God’s Way
The spirit of true inquiry can never
be justly charged with disrespect toward anything, however much
it may be resented by those who unconsciously substitute feeling
for thinking. We make progress only as we subject our impulses of
whatever nature to keen intellectual review. The dynamic for right
action finds its source in feeling. The intellect may be likened
to the pilot which seeks out the true direction. Hence there is
no irreverence in the attempt to analyze the phrase which has been
caught up and repeated with the object of emphasizing the deep religious
nature of the late President.
Pietism is the acceptance and public
observance of conventional notions regarding the deity.

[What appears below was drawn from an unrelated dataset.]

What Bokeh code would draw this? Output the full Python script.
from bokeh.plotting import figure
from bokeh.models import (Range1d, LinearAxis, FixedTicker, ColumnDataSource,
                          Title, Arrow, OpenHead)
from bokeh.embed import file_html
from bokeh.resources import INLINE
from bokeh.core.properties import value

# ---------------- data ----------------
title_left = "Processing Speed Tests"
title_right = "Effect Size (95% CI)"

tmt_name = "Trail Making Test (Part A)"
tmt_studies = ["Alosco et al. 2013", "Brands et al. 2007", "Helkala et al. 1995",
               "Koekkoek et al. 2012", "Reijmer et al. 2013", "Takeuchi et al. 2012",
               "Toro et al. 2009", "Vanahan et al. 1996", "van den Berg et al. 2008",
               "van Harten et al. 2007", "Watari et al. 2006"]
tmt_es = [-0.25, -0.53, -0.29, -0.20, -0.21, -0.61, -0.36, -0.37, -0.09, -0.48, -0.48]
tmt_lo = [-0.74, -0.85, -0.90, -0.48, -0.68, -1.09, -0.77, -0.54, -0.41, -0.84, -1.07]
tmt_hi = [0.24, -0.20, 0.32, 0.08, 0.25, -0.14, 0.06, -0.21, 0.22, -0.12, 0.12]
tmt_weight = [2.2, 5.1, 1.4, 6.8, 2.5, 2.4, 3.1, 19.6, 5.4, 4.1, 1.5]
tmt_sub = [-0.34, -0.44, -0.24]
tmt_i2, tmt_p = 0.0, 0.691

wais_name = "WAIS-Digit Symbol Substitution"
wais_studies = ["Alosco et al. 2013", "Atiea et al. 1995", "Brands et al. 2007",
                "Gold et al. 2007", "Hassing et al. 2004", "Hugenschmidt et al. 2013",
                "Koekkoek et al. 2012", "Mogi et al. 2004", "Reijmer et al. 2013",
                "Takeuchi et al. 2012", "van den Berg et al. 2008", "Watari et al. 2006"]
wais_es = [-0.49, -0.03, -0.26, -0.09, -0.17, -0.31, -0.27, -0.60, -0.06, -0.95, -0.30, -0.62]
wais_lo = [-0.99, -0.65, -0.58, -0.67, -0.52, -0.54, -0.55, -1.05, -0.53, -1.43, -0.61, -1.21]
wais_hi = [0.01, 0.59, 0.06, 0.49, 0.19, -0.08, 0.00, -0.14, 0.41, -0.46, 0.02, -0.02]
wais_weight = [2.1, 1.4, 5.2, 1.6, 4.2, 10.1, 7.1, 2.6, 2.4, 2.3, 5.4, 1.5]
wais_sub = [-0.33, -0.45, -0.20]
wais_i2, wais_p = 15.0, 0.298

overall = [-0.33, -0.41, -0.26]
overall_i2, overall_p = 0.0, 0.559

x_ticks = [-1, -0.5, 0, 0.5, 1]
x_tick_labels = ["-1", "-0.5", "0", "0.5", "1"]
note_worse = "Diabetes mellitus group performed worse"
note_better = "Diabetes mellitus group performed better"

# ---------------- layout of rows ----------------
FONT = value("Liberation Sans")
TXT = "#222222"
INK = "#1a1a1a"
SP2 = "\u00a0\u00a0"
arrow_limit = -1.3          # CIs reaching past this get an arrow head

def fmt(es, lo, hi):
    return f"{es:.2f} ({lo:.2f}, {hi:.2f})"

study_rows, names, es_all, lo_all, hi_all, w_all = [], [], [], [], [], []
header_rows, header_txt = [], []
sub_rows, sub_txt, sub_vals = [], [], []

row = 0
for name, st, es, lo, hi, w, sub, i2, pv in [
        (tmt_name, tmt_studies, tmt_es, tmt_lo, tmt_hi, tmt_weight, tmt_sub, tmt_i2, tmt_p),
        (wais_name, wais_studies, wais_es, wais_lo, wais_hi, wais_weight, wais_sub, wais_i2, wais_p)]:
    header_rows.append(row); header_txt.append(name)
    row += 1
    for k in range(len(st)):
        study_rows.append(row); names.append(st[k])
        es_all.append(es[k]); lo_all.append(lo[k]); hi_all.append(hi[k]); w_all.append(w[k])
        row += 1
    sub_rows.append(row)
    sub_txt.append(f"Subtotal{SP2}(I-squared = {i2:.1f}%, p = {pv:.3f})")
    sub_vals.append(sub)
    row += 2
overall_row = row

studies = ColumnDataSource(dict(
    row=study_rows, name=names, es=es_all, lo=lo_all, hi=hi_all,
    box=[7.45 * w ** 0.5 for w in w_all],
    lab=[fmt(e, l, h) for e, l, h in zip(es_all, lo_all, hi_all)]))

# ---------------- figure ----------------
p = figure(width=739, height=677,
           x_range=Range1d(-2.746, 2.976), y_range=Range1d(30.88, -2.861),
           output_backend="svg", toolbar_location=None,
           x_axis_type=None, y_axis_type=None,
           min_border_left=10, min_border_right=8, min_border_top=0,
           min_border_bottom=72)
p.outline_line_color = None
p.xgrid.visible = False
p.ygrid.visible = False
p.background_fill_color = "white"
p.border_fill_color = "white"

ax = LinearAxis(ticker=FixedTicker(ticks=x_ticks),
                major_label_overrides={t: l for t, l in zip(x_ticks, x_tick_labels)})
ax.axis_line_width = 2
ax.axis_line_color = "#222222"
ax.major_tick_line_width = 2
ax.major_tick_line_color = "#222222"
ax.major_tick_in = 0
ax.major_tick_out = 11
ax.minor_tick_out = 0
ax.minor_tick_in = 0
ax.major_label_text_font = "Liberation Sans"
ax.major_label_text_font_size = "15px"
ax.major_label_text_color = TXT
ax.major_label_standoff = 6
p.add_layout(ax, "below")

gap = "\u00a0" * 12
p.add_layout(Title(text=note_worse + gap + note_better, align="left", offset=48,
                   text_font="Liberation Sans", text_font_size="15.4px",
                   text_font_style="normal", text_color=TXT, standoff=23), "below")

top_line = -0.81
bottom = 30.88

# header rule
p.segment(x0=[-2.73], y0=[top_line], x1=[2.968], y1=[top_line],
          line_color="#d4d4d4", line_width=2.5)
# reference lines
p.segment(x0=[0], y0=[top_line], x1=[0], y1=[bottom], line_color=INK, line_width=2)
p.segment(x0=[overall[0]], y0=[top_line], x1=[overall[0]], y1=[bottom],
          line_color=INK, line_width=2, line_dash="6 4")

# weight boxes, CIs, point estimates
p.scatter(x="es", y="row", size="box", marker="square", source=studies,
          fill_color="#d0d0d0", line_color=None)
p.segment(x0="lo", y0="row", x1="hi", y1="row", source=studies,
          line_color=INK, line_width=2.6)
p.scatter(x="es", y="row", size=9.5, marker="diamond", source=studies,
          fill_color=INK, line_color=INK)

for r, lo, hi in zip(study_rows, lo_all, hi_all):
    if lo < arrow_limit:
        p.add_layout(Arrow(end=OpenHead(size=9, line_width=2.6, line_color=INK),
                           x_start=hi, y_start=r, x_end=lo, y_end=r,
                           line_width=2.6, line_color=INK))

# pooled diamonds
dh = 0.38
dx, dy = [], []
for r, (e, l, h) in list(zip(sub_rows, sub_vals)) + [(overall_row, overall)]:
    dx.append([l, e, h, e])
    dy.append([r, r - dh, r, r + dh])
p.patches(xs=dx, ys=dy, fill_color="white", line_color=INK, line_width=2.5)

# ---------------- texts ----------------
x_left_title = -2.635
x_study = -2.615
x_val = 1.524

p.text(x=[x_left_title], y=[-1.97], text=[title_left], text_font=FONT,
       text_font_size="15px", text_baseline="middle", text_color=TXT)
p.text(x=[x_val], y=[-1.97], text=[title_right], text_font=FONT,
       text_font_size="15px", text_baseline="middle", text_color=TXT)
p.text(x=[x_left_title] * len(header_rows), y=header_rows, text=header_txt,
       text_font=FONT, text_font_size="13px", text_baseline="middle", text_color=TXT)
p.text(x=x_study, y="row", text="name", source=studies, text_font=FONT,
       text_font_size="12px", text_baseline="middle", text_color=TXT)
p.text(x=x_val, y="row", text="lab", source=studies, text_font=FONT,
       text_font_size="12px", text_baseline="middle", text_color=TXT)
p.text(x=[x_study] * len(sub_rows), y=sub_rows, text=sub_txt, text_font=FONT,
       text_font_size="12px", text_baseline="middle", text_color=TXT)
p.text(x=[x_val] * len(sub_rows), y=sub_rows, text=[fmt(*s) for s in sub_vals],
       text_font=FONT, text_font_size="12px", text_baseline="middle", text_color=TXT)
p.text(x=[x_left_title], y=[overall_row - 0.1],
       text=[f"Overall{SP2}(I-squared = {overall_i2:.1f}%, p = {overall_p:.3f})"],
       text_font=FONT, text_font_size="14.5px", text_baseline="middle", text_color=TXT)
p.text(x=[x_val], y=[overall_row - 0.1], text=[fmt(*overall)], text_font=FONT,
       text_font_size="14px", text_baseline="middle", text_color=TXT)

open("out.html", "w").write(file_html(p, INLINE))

Religion
is the right relations between men, indicated to the individual
soul in moments of communion with the source of spirit life;—whatever
that source may be. Religion and pietism may sometimes conflict.

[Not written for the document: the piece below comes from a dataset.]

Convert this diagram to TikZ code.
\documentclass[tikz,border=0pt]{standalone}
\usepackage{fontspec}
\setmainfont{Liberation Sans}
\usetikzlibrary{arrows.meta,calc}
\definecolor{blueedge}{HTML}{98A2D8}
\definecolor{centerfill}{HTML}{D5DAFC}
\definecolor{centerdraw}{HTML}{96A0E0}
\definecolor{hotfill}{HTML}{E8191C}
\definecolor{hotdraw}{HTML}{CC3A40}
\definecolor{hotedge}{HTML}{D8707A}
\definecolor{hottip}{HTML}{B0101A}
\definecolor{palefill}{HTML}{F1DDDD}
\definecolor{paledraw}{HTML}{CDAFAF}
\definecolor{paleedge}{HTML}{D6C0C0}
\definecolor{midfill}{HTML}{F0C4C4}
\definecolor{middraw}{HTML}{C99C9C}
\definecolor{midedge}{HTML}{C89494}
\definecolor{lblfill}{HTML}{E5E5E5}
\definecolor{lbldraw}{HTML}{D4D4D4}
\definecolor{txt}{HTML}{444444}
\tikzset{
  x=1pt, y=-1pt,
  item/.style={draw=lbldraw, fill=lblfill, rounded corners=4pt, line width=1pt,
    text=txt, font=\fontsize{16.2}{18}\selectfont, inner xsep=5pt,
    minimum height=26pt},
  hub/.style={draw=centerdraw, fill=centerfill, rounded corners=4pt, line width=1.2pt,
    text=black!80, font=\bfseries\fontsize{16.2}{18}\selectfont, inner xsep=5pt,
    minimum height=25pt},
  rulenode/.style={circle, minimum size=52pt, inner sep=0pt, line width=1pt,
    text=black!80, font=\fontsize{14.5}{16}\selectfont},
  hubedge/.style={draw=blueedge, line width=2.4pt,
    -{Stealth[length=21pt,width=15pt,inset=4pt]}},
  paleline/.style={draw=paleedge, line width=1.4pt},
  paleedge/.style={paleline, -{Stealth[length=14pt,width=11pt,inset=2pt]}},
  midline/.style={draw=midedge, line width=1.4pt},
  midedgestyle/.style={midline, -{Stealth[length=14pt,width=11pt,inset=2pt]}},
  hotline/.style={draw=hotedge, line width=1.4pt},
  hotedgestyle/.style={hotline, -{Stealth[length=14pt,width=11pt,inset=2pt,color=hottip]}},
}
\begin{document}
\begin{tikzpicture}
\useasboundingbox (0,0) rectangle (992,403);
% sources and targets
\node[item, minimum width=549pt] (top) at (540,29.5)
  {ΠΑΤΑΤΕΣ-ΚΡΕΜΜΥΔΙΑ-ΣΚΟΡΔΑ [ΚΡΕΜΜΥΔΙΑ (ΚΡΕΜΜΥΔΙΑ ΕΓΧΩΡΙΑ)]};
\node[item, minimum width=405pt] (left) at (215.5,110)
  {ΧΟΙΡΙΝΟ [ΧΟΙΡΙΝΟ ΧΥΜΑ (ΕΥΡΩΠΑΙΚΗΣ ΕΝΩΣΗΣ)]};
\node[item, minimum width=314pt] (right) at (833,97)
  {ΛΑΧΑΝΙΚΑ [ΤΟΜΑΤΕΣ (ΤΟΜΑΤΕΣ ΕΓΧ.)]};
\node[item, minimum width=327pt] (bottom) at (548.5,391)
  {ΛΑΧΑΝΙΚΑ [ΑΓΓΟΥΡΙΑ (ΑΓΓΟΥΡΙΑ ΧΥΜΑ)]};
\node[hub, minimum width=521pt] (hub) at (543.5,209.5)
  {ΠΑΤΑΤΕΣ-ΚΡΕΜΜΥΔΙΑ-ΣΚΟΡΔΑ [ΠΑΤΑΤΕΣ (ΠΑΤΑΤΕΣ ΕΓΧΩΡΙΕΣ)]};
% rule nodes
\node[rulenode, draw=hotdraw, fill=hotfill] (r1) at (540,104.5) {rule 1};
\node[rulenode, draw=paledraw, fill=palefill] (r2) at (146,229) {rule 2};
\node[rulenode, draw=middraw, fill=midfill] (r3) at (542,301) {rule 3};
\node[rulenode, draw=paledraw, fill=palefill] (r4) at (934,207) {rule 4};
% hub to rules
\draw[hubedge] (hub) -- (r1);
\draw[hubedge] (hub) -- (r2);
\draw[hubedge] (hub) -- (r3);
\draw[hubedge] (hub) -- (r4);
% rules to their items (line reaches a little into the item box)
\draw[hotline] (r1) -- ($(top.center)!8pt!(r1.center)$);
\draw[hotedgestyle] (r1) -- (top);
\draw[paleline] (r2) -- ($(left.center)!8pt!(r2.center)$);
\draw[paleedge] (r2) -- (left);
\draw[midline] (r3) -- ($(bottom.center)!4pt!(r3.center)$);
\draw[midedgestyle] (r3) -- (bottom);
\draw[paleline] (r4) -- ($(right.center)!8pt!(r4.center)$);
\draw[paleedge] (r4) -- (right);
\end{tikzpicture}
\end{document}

At any rate, they are never the same thing.
Under these definitions it is clear
from the late President’s words and actions that he was a pious
rather than a religious man. In this he was at one with the great
middle-class of Americans.
“It is God’s way,” applied to death
by assassination, is to a truly religious nature highly revolting.
It is to think very meanly of God to attribute the act of Czolgosz
to His will.
If the American people believe that
the assassination of President McKinley was God’s will, why do they
put Czolgosz to death? Do they wish to express their official disapproval
of the will of God?
Ignorance is always blind to its own
absurdity.
It is quite evident that the people
do not recognize the significance of President McKinley’s pious
phrase, however much they have exploited it and printed it on his
photographs. President McKinley himself would have been puzzled
to explain just what he meant. We are so unaccustomed to using our
brains in religious matters,—as if ignorance were God’s and intelligence
were the devil’s domain,—that we have fallen into a kind of fatalism.

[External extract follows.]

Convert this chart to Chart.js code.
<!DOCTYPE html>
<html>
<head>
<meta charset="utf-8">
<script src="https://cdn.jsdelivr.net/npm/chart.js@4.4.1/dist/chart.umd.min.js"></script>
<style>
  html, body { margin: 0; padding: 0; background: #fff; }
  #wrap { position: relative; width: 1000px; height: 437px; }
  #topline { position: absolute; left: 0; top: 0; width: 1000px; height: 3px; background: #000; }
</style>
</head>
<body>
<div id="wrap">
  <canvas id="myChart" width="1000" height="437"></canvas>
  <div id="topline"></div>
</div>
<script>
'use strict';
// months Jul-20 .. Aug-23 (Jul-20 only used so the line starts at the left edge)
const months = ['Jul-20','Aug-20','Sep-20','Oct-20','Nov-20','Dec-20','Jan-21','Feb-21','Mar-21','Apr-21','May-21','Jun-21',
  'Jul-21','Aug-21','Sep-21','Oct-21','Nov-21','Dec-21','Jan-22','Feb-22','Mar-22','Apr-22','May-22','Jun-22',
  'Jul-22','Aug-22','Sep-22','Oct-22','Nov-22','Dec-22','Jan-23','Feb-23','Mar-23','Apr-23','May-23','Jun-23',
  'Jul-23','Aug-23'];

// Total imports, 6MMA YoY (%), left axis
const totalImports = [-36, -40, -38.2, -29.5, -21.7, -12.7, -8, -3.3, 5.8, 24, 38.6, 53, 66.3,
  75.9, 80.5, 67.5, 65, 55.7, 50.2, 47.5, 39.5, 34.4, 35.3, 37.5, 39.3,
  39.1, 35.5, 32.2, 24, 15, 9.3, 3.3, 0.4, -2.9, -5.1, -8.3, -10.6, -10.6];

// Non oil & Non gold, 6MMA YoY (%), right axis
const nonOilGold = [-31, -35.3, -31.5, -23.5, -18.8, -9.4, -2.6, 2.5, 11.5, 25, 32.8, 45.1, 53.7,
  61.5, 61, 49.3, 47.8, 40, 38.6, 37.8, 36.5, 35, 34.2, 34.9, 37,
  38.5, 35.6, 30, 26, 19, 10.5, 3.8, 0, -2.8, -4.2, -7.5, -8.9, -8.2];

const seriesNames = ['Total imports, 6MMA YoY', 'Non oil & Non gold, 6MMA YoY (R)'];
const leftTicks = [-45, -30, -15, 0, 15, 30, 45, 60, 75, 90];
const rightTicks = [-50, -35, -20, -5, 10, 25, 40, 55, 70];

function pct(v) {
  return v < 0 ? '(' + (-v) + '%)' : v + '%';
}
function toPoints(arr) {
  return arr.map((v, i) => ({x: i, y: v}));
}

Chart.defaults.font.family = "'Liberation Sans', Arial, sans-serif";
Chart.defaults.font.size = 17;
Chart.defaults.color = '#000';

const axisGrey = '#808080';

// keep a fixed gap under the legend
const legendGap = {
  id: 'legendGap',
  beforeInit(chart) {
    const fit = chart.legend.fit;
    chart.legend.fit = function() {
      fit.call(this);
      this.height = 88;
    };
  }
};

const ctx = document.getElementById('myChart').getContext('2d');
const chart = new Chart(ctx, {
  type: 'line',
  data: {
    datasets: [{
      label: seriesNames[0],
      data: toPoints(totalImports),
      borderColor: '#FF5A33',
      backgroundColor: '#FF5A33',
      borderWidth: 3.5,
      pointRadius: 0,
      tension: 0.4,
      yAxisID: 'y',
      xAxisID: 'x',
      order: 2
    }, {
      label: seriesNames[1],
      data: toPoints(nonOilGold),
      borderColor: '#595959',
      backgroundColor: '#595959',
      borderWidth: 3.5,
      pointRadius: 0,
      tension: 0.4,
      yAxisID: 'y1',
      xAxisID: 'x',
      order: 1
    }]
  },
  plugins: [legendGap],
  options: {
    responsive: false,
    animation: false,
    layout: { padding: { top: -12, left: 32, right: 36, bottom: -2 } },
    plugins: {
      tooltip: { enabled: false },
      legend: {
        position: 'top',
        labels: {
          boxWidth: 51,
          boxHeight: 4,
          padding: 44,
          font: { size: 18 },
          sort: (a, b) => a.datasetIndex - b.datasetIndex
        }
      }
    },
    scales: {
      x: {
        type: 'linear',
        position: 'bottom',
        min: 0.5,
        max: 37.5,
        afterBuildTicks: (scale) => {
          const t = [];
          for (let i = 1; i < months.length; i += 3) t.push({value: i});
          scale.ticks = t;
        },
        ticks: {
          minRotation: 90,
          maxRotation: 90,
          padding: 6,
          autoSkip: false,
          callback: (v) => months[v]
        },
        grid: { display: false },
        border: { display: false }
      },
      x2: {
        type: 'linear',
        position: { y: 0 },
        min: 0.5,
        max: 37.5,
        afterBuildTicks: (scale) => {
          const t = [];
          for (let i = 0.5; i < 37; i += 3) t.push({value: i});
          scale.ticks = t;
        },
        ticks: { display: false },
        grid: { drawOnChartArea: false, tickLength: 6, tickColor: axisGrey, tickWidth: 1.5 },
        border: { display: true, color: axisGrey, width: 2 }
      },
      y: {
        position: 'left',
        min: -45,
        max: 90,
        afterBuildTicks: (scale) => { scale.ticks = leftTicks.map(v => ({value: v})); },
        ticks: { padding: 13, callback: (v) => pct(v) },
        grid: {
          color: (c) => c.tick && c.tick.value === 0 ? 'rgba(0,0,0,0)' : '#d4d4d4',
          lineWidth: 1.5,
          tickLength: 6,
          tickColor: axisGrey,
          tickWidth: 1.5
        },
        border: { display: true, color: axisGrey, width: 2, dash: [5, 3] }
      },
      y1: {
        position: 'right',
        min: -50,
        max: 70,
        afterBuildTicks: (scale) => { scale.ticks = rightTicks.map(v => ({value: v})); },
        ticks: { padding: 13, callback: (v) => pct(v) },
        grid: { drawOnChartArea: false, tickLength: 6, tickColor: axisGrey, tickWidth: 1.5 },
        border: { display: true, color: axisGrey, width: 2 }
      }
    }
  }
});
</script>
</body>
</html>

We unconsciously attribute everything which happens to God’s will,—just
because it happens. This relieves us of the obligation to help God
to make a better world. What’s the use, if everything which happens
is ordained to happen?
It is this fatalism which makes it
seem God’s will for us to murder the Filipinos, and prevents our
recognition of the fact that we are thinking of God as a creature
of animal passions and clouded intellect when we put him into partnership
with the military and with Czolgosz.
We really must use our reason now
and then.
Nature expresses God’s will, if anything
does. The tree lives its appointed time; so does the flower; so
does the dog, and so should man.
The earth, our common mother, is perfectly
adapted to human life. In its resources resides everything that
can make for comfort, for beauty, and for happiness. If we were
to stop fighting one another and administer the bounties of nature
for the common good, soul-growth would become possible. We would
soon grow ashamed of our fatalism then, and recognize that we have
[11][12] been blaming God for things
which it lies in our will to abolish.
The soul aspires as soon as the requisite
physical wants are satisfied. It is waste time for well-disposed
preachers to try saving the souls of hungry men. One cannot appreciate
the music on a passing steamer if he happens to be swimming for
his life.
We assume by our actions that God
is a niggard; that there is not enough for us all. Then to avoid
the logical odium of our wrong assumptions, we take refuge in a
vulgar fatalism, giving to the deity the instincts and attributes
of the assassin.
We are very foolish people.
God would grow fruit enough along
the American country roads to feed the world if we would plant the
trees.
We had rather grow weeds, and listen
to the cries of starving children, and hug the devil-worship we
call religion.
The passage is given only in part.